__Required task__
Make an exact copy of the data below, leaving out every picture.

__Stored data__
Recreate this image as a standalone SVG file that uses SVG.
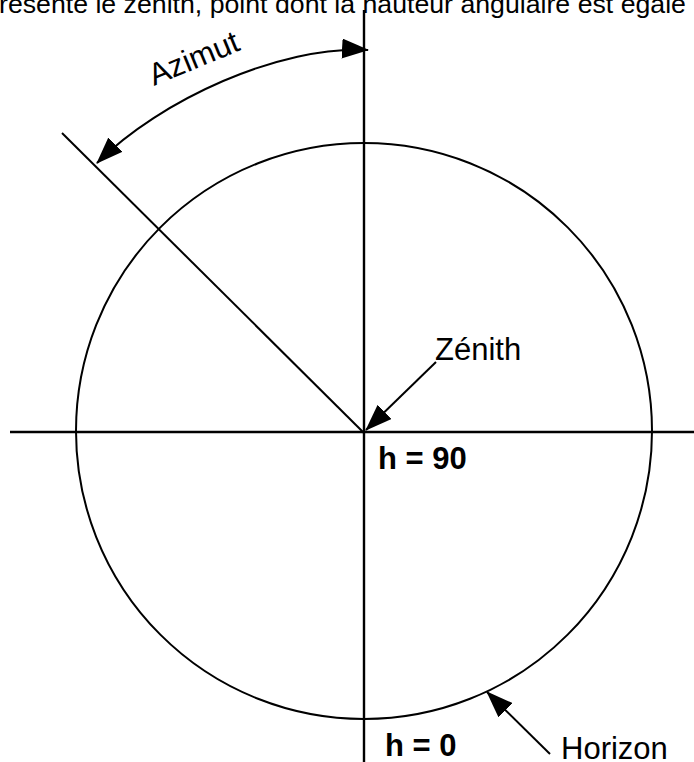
<svg xmlns="http://www.w3.org/2000/svg" width="694" height="762" viewBox="0 0 694 762">
<style>
.ln{fill:none;stroke:#000;stroke-width:2}
.ax{fill:none;stroke:#000;stroke-width:2.4}
.t{font-family:"Liberation Sans",Arial,sans-serif;font-size:31px;fill:#000}
.b{font-weight:bold}
</style>
<defs>
<marker id="ah" markerUnits="userSpaceOnUse" markerWidth="28" markerHeight="20" refX="26" refY="10" orient="auto-start-reverse">
<path d="M0,0 L27,10 L0,20 z" fill="#000"/>
</marker>
</defs>
<rect width="694" height="762" fill="#fff"/>
<text class="t" x="-1" y="13" style="font-size:26.7px">résente le zénith, point dont la hauteur angulaire est égale</text>
<g id="horizon-circle">
<circle class="ln" cx="364" cy="431" r="288"/>
</g>
<g id="axes">
<line class="ax" x1="10" y1="432" x2="694" y2="432"/>
<line class="ax" x1="364" y1="10" x2="364" y2="762"/>
<line class="ln" x1="62" y1="133" x2="364" y2="433"/>
</g>
<g id="connectors">
<path class="ln" d="M97,163 C160,100 280,45 368,50" marker-start="url(#ah)" marker-end="url(#ah)"/>
<line class="ln" x1="436" y1="362" x2="366" y2="430" marker-end="url(#ah)"/>
<line class="ln" x1="550" y1="754" x2="487" y2="692" marker-end="url(#ah)"/>
</g>
<g id="azimut">
<text class="t" transform="translate(154,86) rotate(-22.5)">Azimut</text>
</g>
<g id="zenith">
<text class="t" x="435" y="360">Zénith</text>
<text class="t b" x="378" y="469">h = 90</text>
</g>
<g id="horizon">
<text class="t b" x="385" y="756">h = 0</text>
<text class="t" x="561" y="759">Horizon</text>
</g>
</svg>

__Full solution__
Recreate this image as a standalone SVG file that uses SVG.
<svg xmlns="http://www.w3.org/2000/svg" width="694" height="762" viewBox="0 0 694 762">
<style>
.ln{fill:none;stroke:#000;stroke-width:2}
.ax{fill:none;stroke:#000;stroke-width:2.4}
.t{font-family:"Liberation Sans",Arial,sans-serif;font-size:31px;fill:#000}
.b{font-weight:bold}
</style>
<defs>
<marker id="ah" markerUnits="userSpaceOnUse" markerWidth="28" markerHeight="20" refX="26" refY="10" orient="auto-start-reverse">
<path d="M0,0 L27,10 L0,20 z" fill="#000"/>
</marker>
</defs>
<rect width="694" height="762" fill="#fff"/>
<text class="t" x="-1" y="13" style="font-size:26.7px">résente le zénith, point dont la hauteur angulaire est égale</text>
<g id="horizon-circle">
<circle class="ln" cx="364" cy="431" r="288"/>
</g>
<g id="axes">
<line class="ax" x1="10" y1="432" x2="694" y2="432"/>
<line class="ax" x1="364" y1="10" x2="364" y2="762"/>
<line class="ln" x1="62" y1="133" x2="364" y2="433"/>
</g>
<g id="connectors">
<path class="ln" d="M97,163 C160,100 280,45 368,50" marker-start="url(#ah)" marker-end="url(#ah)"/>
<line class="ln" x1="436" y1="362" x2="366" y2="430" marker-end="url(#ah)"/>
<line class="ln" x1="550" y1="754" x2="487" y2="692" marker-end="url(#ah)"/>
</g>
<g id="azimut">
<text class="t" transform="translate(154,86) rotate(-22.5)">Azimut</text>
</g>
<g id="zenith">
<text class="t" x="435" y="360">Zénith</text>
<text class="t b" x="378" y="469">h = 90</text>
</g>
<g id="horizon">
<text class="t b" x="385" y="756">h = 0</text>
<text class="t" x="561" y="759">Horizon</text>
</g>
</svg>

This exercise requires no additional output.